Objective:
List all lines of the data containing the word "matplotlib".

Material:
************

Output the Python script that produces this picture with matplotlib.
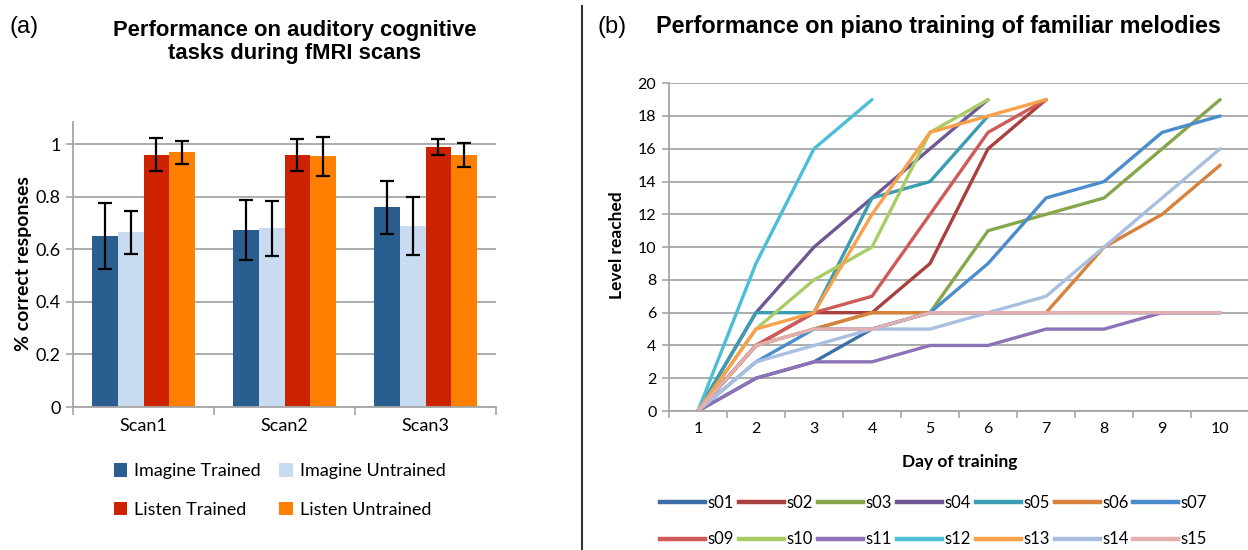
import numpy as np
import matplotlib
matplotlib.use("Agg")
import matplotlib.pyplot as plt
from matplotlib.lines import Line2D
from matplotlib.patches import Patch

# ---- data: panel (a)
scans = ["Scan1", "Scan2", "Scan3"]
bar_labels = ["Imagine Trained", "Imagine Untrained", "Listen Trained", "Listen Untrained"]
imagine_trained = [0.65, 0.675, 0.76]
imagine_untrained = [0.665, 0.68, 0.69]
listen_trained = [0.96, 0.96, 0.99]
listen_untrained = [0.97, 0.955, 0.96]
err_imagine_trained = [0.125, 0.115, 0.10]
err_imagine_untrained = [0.083, 0.105, 0.11]
err_listen_trained = [0.063, 0.06, 0.03]
err_listen_untrained = [0.043, 0.075, 0.045]

# ---- data: panel (b), level reached per day (list stops once a subject finished)
days = list(range(1, 11))
subjects = ["s01", "s02", "s03", "s04", "s05", "s06", "s07",
            "s09", "s10", "s11", "s12", "s13", "s14", "s15"]
levels = {
    "s01": [0, 2, 3, 5, 6, 6, 6, 6, 6, 6],
    "s02": [0, 4, 6, 6, 9, 16, 19],
    "s03": [0, 4, 5, 6, 6, 11, 12, 13, 16, 19],
    "s04": [0, 6, 10, 13, 16, 19],
    "s05": [0, 6, 6, 13, 14, 18],
    "s06": [0, 4, 5, 6, 6, 6, 6, 10, 12, 15],
    "s07": [0, 3, 5, 5, 6, 9, 13, 14, 17, 18],
    "s09": [0, 4, 6, 7, 12, 17, 19],
    "s10": [0, 5, 8, 10, 17, 19],
    "s11": [0, 2, 3, 3, 4, 4, 5, 5, 6, 6],
    "s12": [0, 9, 16, 19],
    "s13": [0, 5, 6, 12, 17, 18, 19],
    "s14": [0, 3, 4, 5, 5, 6, 7, 10, 13, 16],
    "s15": [0, 4, 5, 5, 6, 6, 6, 6, 6, 6],
}
line_colors = {
    "s01": "#3d6fa6", "s02": "#a8413e", "s03": "#87a64c", "s04": "#6e5792",
    "s05": "#3a9db3", "s06": "#d9813a", "s07": "#4a8ccc", "s09": "#cf5a57",
    "s10": "#a9cc66", "s11": "#8e72b8", "s12": "#4bbfd6", "s13": "#f9a04a",
    "s14": "#a8bfe0", "s15": "#e2b0b1",
}

bar_colors = ["#2b5e90", "#c9dbf0", "#cc2200", "#ff7f00"]
grid_col = "#a6a6a6"
body_font = ["Lato", "DejaVu Sans"]
head_font = ["Liberation Sans", "DejaVu Sans"]


def row_major(items, ncol):
    # matplotlib fills legend columns first; reorder so rows read left to right
    nrow = int(np.ceil(len(items) / ncol))
    return [items[r * ncol + c] for c in range(ncol) for r in range(nrow) if r * ncol + c < len(items)]


fig = plt.figure(figsize=(12.48, 5.5), dpi=100)

# ---------------- panel (a)
ax1 = fig.add_axes([0.0585, 0.26, 0.339, 0.518])
x = np.arange(len(scans))
w = 0.182
series = [imagine_trained, imagine_untrained, listen_trained, listen_untrained]
errs = [err_imagine_trained, err_imagine_untrained, err_listen_trained, err_listen_untrained]
for i, (vals, e) in enumerate(zip(series, errs)):
    ax1.bar(x + (i - 1.5) * w, vals, w, color=bar_colors[i], zorder=2,
            yerr=e, error_kw=dict(ecolor="black", elinewidth=1.6, capsize=5, capthick=1.6, zorder=3))
ax1.set_xlim(-0.5, 2.5)
ax1.set_ylim(0, 1.085)
ax1.set_yticks([0, 0.2, 0.4, 0.6, 0.8, 1])
ax1.set_yticklabels(["0", "0.2", "0.4", "0.6", "0.8", "1"], family=body_font, fontsize=13)
ax1.set_xticks(x)
ax1.set_xticklabels(scans, family=body_font, fontsize=13)
ax1.tick_params(axis="x", length=0, pad=8)
ax1.set_xticks([-0.5, 0.5, 1.5, 2.5], minor=True)
ax1.tick_params(axis="x", which="minor", length=6, color=grid_col, width=1.2)
ax1.tick_params(axis="y", length=5, color=grid_col, width=1.2, pad=4)
ax1.yaxis.grid(True, color=grid_col, linewidth=1.3, zorder=0)
ax1.set_axisbelow(True)
for s in ["top", "right"]:
    ax1.spines[s].set_visible(False)
for s in ["left", "bottom"]:
    ax1.spines[s].set_color(grid_col)
    ax1.spines[s].set_linewidth(1.3)

fig.text(0.019, 0.52, "% correct responses", rotation=90, ha="center", va="center",
         family=body_font, fontsize=14, fontweight="bold")
fig.text(0.008, 0.951, "(a)", ha="left", va="center", family=head_font, fontsize=17)
fig.text(0.236, 0.924, "Performance on auditory cognitive\ntasks during fMRI scans",
         ha="center", va="center", family=head_font, fontsize=15.8, fontweight="bold",
         linespacing=1.15)

handles_a = [Patch(facecolor=c, edgecolor="none") for c in bar_colors]
fig.legend(row_major(handles_a, 2), row_major(bar_labels, 2), loc="upper left",
           bbox_to_anchor=(0.078, 0.187), ncol=2, frameon=False,
           prop=dict(family=body_font, size=13), handlelength=0.75, handleheight=0.75,
           handletextpad=0.4, columnspacing=1.0, labelspacing=1.25)

# ---------------- panel (b)
ax2 = fig.add_axes([0.536, 0.2527, 0.464, 0.596])
for name in subjects:
    vals = levels[name]
    ax2.plot(days[:len(vals)], vals, color=line_colors[name], linewidth=2.4,
             solid_capstyle="round", solid_joinstyle="round", label=name, zorder=2)
ax2.set_xlim(0.5, 10.48)
ax2.set_ylim(0, 20)
ax2.set_yticks(range(0, 21, 2))
ax2.set_xticks(days)
ax2.tick_params(axis="both", labelsize=11.5)
for lab in ax2.get_xticklabels() + ax2.get_yticklabels():
    lab.set_family(body_font)
ax2.tick_params(axis="x", length=0, pad=8)
ax2.set_xticks(np.arange(0.5, 10.5, 1), minor=True)
ax2.tick_params(axis="x", which="minor", length=5, color=grid_col, width=1.2)
ax2.tick_params(axis="y", length=5, color=grid_col, width=1.2, pad=4)
ax2.yaxis.grid(True, color=grid_col, linewidth=1.3, zorder=0)
ax2.set_axisbelow(True)
for s in ["top", "right"]:
    ax2.spines[s].set_visible(False)
for s in ["left", "bottom"]:
    ax2.spines[s].set_color(grid_col)
    ax2.spines[s].set_linewidth(1.3)

fig.text(0.494, 0.555, "Level reached", rotation=90, ha="center", va="center",
         family=body_font, fontsize=12.5, fontweight="bold")
fig.text(0.769, 0.16, "Day of training", ha="center", va="center",
         family=body_font, fontsize=12.5, fontweight="bold")
fig.text(0.479, 0.951, "(b)", ha="left", va="center", family=head_font, fontsize=17)
fig.text(0.752, 0.951, "Performance on piano training of familiar melodies",
         ha="center", va="center", family=head_font, fontsize=16.8, fontweight="bold")

handles_b = [Line2D([0], [0], color=line_colors[n], linewidth=3.2) for n in subjects]
fig.legend(row_major(handles_b, 7), row_major(subjects, 7), loc="upper left",
           bbox_to_anchor=(0.517, 0.128), ncol=7, frameon=False,
           prop=dict(family=body_font, size=12), handlelength=2.7,
           handletextpad=0.15, columnspacing=0.3, labelspacing=1.25)

# divider between the panels
fig.add_artist(Line2D([0.4665, 0.4665], [0.0, 0.99], color="#333333", linewidth=1.5))

fig.savefig("out.png", dpi=100)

************

Written solution:
Output the Python script that produces this picture with matplotlib.
import matplotlib
matplotlib.use("Agg")
import matplotlib.pyplot as plt
from matplotlib.lines import Line2D
from matplotlib.patches import Patch
    # matplotlib fills legend columns first; reorder so rows read left to right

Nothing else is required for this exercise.